Ah yes, series Land Rovers. You’ve heard of them, right? So much is now lost in the translation of today’s marque, but there once was a time (1948) when Land Rover was a vehicle made by the Rover Company and drew from the playbook of the American’s MB. Britain’s go-anywhere idea ran into a roadblock at first when a post-war steel shortage crippled manufacturing. Aluminum remained plentiful, however. So when Rover’s Wilks brothers cobbled together the prototype out of a Jeep chassis, they created aluminum body panels and sourced Rover-supplied parts. From there, the Land Rover concept took on a whole new life, but with the same intended purpose as the CJ would serve in the States—if not flirting with a little more elegance at times.

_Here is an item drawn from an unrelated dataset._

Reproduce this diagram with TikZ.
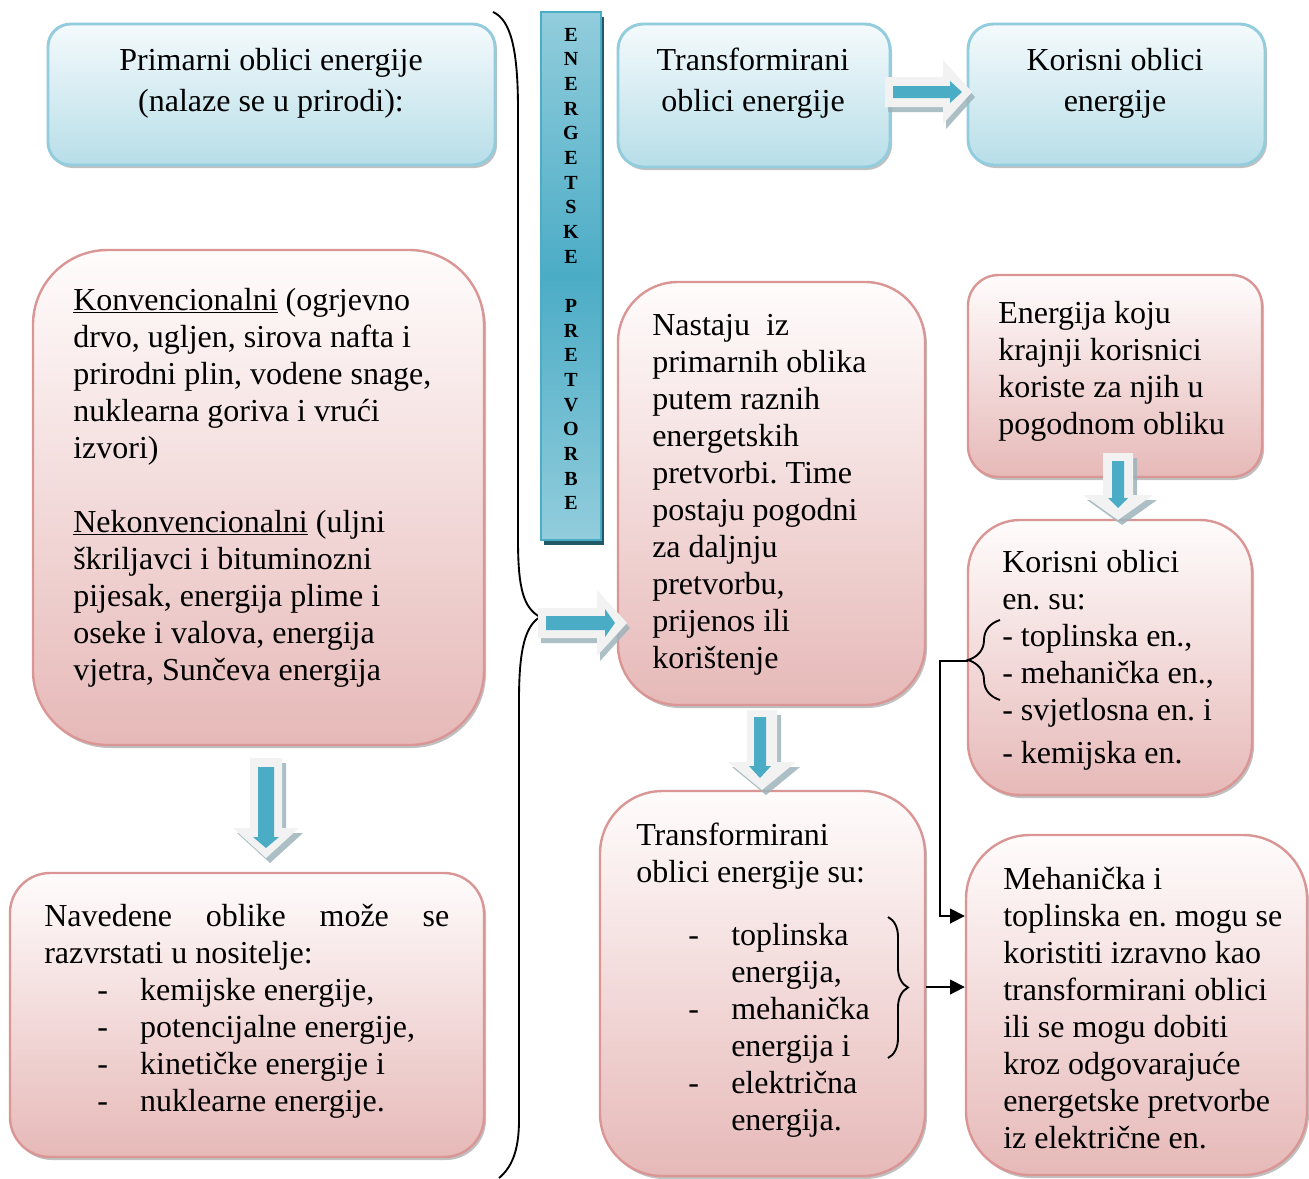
\documentclass[tikz,border=0pt]{standalone}
\usepackage{fontspec}
\setmainfont{Liberation Serif}
\usetikzlibrary{fit,shadows,arrows.meta,decorations.pathreplacing}
\definecolor{bluebord}{HTML}{93CDDD}
\definecolor{bluebot}{HTML}{B7DEE8}
\definecolor{bluetop}{HTML}{F4FAFC}
\definecolor{pinkbord}{HTML}{D99694}
\definecolor{pinkbot}{HTML}{E6B9B8}
\definecolor{pinktop}{HTML}{FFFCFC}
\definecolor{barmid}{HTML}{4BACC6}
\definecolor{bartop}{HTML}{92CDDC}
\definecolor{bardark}{HTML}{215968}
\definecolor{arrowfill}{HTML}{F2F2F2}
\definecolor{shadowc}{HTML}{9DB4BB}
\frenchspacing
\newcommand\bodyfont{\fontsize{24pt}{27.75pt}\selectfont\frenchspacing}
\newcommand\lblk[1]{\begin{minipage}[t]{330pt}\bodyfont\raggedright #1\end{minipage}}
\newcommand\cblk[1]{\begin{minipage}[t]{330pt}\bodyfont\centering #1\end{minipage}}
\newcommand\dashitem[2]{\hspace*{#1}\makebox[32.25pt][l]{-}#2}
\begin{document}
\begin{tikzpicture}[x=0.75pt,y=-0.75pt,
  boxshadow/.style={drop shadow={shadow xshift=1.5pt,shadow yshift=-2.25pt,fill=gray!70,opacity=0.7}},
  bluebox/.style={draw=bluebord,line width=2.2pt,top color=bluetop,bottom color=bluebot,inner sep=0pt,boxshadow},
  pinkbox/.style={draw=pinkbord,line width=1.8pt,top color=pinktop,bottom color=pinkbot,inner sep=0pt,boxshadow},
  barbox/.style={draw=barmid,line width=1.5pt,top color=bartop,bottom color=bartop,middle color=barmid,inner sep=0pt,
     drop shadow={shadow xshift=2.25pt,shadow yshift=-3.75pt,fill=bardark,opacity=1}},
  txt/.style={anchor=base west,inner sep=0pt},
  ctxt/.style={anchor=base,inner sep=0pt},
  conn/.style={line width=1.3pt,-{Triangle[length=11pt,width=11pt]}},
  bracel/.style={line width=1.4pt},
  arrout/.style={fill=arrowfill},
  arrin/.style={fill=barmid},
  arrsh/.style={fill=shadowc,opacity=0.85}]
\useasboundingbox (0,0) rectangle (1309,1178);
\clip (0,0) rectangle (1309,1178);
\fill[white] (0,0) rectangle (1309,1178);

% boxes
\node[bluebox,rounded corners=17pt,fit={(48,24)(495,165)}] (prim) {};
\node[bluebox,rounded corners=19pt,fit={(618,24)(890,167)}] (trans) {};
\node[bluebox,rounded corners=19pt,fit={(968,24)(1265,165)}] (kor) {};
\node[barbox,fit={(541,12)(601,540)}] (bar) {};
\node[pinkbox,rounded corners=56pt,fit={(33,250)(484,745)}] (konv) {};
\node[pinkbox,rounded corners=30pt,fit={(10,873)(484,1157)}] (nav) {};
\node[pinkbox,rounded corners=45pt,fit={(618,282)(925,705)}] (nast) {};
\node[pinkbox,rounded corners=23pt,fit={(968,275)(1262,477)}] (enk) {};
\node[pinkbox,rounded corners=39pt,fit={(968,520)(1252,795)}] (kos) {};
\node[pinkbox,rounded corners=47pt,fit={(600,791)(925,1176)}] (tsu) {};
\node[pinkbox,rounded corners=48pt,fit={(966,835)(1307,1175)}] (meh) {};

% texts
\node[ctxt] (tprim) at (271,70) {\cblk{Primarni oblici energije\\[3pt](nalaze se u prirodi):}};
\node[ctxt] (ttrans) at (753,70) {\cblk{Transformirani\\[3pt]oblici energije}};
\node[ctxt] (tkor) at (1115,70) {\cblk{Korisni oblici\\[3pt]energije}};
\node[ctxt] (tbar) at (571,41) {\begin{minipage}[t]{30pt}\centering\fontsize{15pt}{18.5pt}\selectfont\bfseries
E\\N\\E\\R\\G\\E\\T\\S\\K\\E\\\mbox{}\\P\\R\\E\\T\\V\\O\\R\\B\\E\end{minipage}};
\node[txt] (tkonv) at (73,310) {\lblk{\underline{Konvencionalni} (ogrjevno\\
drvo, ugljen, sirova nafta i\\
prirodni plin, vodene snage,\\
nuklearna goriva i vrući\\
izvori)\\
\mbox{}\\
\underline{Nekonvencionalni} (uljni\\
škriljavci i bituminozni\\
pijesak, energija plime i\\
oseke i valova, energija\\
vjetra, Sunčeva energija}};
\node[txt] (tnav) at (44,926) {\lblk{\makebox[303.75pt][s]{Navedene oblike može se}\\
razvrstati u nositelje:\\
\dashitem{39.75pt}{kemijske energije,}\\
\dashitem{39.75pt}{potencijalne energije,}\\
\dashitem{39.75pt}{kinetičke energije i}\\
\dashitem{39.75pt}{nuklearne energije.}}};
\node[txt] (tnast) at (652,335) {\lblk{Nastaju~ iz\\
primarnih oblika\\
putem raznih\\
energetskih\\
pretvorbi. Time\\
postaju pogodni\\
za daljnju\\
pretvorbu,\\
prijenos ili\\
korištenje}};
\node[txt] (tenk) at (998,323) {\lblk{Energija koju\\
krajnji korisnici\\
koriste za njih u\\
pogodnom obliku}};
\node[txt] (tkos) at (1002,572) {\lblk{Korisni oblici\\
en. su:\\
- toplinska en.,\\
- mehanička en.,\\
- svjetlosna en. i\\[4.5pt]
- kemijska en.}};
\node[txt] (ttsu) at (636,845) {\lblk{Transformirani\\
oblici energije su:\\[19.5pt]
\dashitem{39pt}{toplinska}\\
\hspace*{71.25pt}energija,\\
\dashitem{39pt}{mehanička}\\
\hspace*{71.25pt}energija i\\
\dashitem{39pt}{električna}\\
\hspace*{71.25pt}energija.}};
\node[txt] (tmeh) at (1003,889) {\lblk{Mehanička i\\
toplinska en. mogu se\\
koristiti izravno kao\\
transformirani oblici\\
ili se mogu dobiti\\
kroz odgovarajuće\\
energetske pretvorbe\\
iz električne en.}};

% big brace
\coordinate (bbtop) at (493,12);
\coordinate (bbtip) at (540,617);
\coordinate (bbbot) at (499,1178);
\draw[bracel] (bbtop) .. controls (511,20) and (518,50) .. (518,110) -- (518,540)
  .. controls (518,590) and (524,608) .. (bbtip)
  .. controls (525,626) and (519,650) .. (519,700) -- (519,1120)
  .. controls (519,1152) and (511,1168) .. (bbbot);

% small braces
\draw[bracel,decorate,decoration={brace,amplitude=24pt}] (1000,700) -- (1000,620);
\coordinate (b9tip) at (968,661);
\draw[bracel,decorate,decoration={brace,amplitude=15pt}] (888,917) -- (888,1058);
\coordinate (b10tip) at (908,987);
\coordinate (m11a) at (0,916);

% connectors
\draw[conn] (b9tip) -- ++(-28,0) |- (meh.west |- m11a);
\draw[conn] (tsu.east |- b10tip) -- (meh.west |- b10tip);

% block arrows: right 1
\fill[arrsh,shift={(3,5)}] (885,77) -- (943,77) -- (943,60) -- (972,92) -- (943,124) -- (943,107) -- (885,107) -- cycle;
\fill[arrout] (885,77) -- (943,77) -- (943,60) -- (972,92) -- (943,124) -- (943,107) -- (885,107) -- cycle;
\fill[arrin] (893,86) -- (950,86) -- (950,81) -- (962,92) -- (950,103) -- (950,98) -- (893,98) -- cycle;
% right 2
\fill[arrsh,shift={(3,5)}] (538,608) -- (597,608) -- (597,590) -- (627,623) -- (597,656) -- (597,638) -- (538,638) -- cycle;
\fill[arrout] (538,608) -- (597,608) -- (597,590) -- (627,623) -- (597,656) -- (597,638) -- (538,638) -- cycle;
\fill[arrin] (546,616) -- (605,616) -- (605,609) -- (615,623) -- (605,637) -- (605,630) -- (546,630) -- cycle;
% down 1
\fill[arrsh,shift={(4,5)}] (250,758) -- (250,828) -- (233,828) -- (266,858) -- (299,828) -- (282,828) -- (282,758) -- cycle;
\fill[arrout] (250,758) -- (250,828) -- (233,828) -- (266,858) -- (299,828) -- (282,828) -- (282,758) -- cycle;
\fill[arrin] (258,767) -- (258,837) -- (253,837) -- (266,848) -- (279,837) -- (274,837) -- (274,767) -- cycle;
% down 2
\fill[arrsh,shift={(4,5)}] (1103,453) -- (1103,495) -- (1083,495) -- (1118,520) -- (1153,495) -- (1133,495) -- (1133,453) -- cycle;
\fill[arrout] (1103,453) -- (1103,495) -- (1083,495) -- (1118,520) -- (1153,495) -- (1133,495) -- (1133,453) -- cycle;
\fill[arrin] (1112,461) -- (1112,498) -- (1108,498) -- (1118,508) -- (1128,498) -- (1124,498) -- (1124,461) -- cycle;
% down 3
\fill[arrsh,shift={(4,5)}] (747,710) -- (747,762) -- (728,762) -- (762,790) -- (796,762) -- (777,762) -- (777,710) -- cycle;
\fill[arrout] (747,710) -- (747,762) -- (728,762) -- (762,790) -- (796,762) -- (777,762) -- (777,710) -- cycle;
\fill[arrin] (754,717) -- (754,766) -- (749,766) -- (760,778) -- (771,766) -- (766,766) -- (766,717) -- cycle;
\end{tikzpicture}
\end{document}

Like the CJ, the Landie was a success and turned the Rover Company’s fortunes around until it was acquired by Leyland Motors in ’67. Now, as a separate mega-brand in its own right, today’s Land Rovers are a far cry from the ethos of which they were scrapped together, but the enthusiasts aren’t about to let that erase their fondest memories of the heritage anytime soon.

Mercedes-Benz G-Class

Mercedes-Benz G-Wagen
Daimler AG

The Geländewagen’s militant roots trace back to an agreement between Mercedes-Benz and Steyr-Daimler-Puch, the Austrian manufacturing giant, in 1972. Fitting as ever, and to no one’s surprise really, a Shah (and major shareholder) was involved in the early stages of conceiving the idea. By ’74, the first prototype was vigorously tested at the ends of the earth: coalfields, deserts, and even the Arctic Circle. The off-road vehicle was as advertised and titillated the desires of civilian and mil-spec sectors alike with brutishly good-looking features, and the stones to back them up. Customers could nab the smaller wheelbase two-door ragtop or up their chariot to the larger wheelbase, four-door truck. The wings of the luxury class eventually came calling for the G-Wagen, carrying it away to new heights, but the Vatican got its hands on one for the Pope in 1980 long before then, to serve as a faithfully dutiful “Popemobile.” The G-Wagen calls the Magna Steyr facility in Graz home to this day.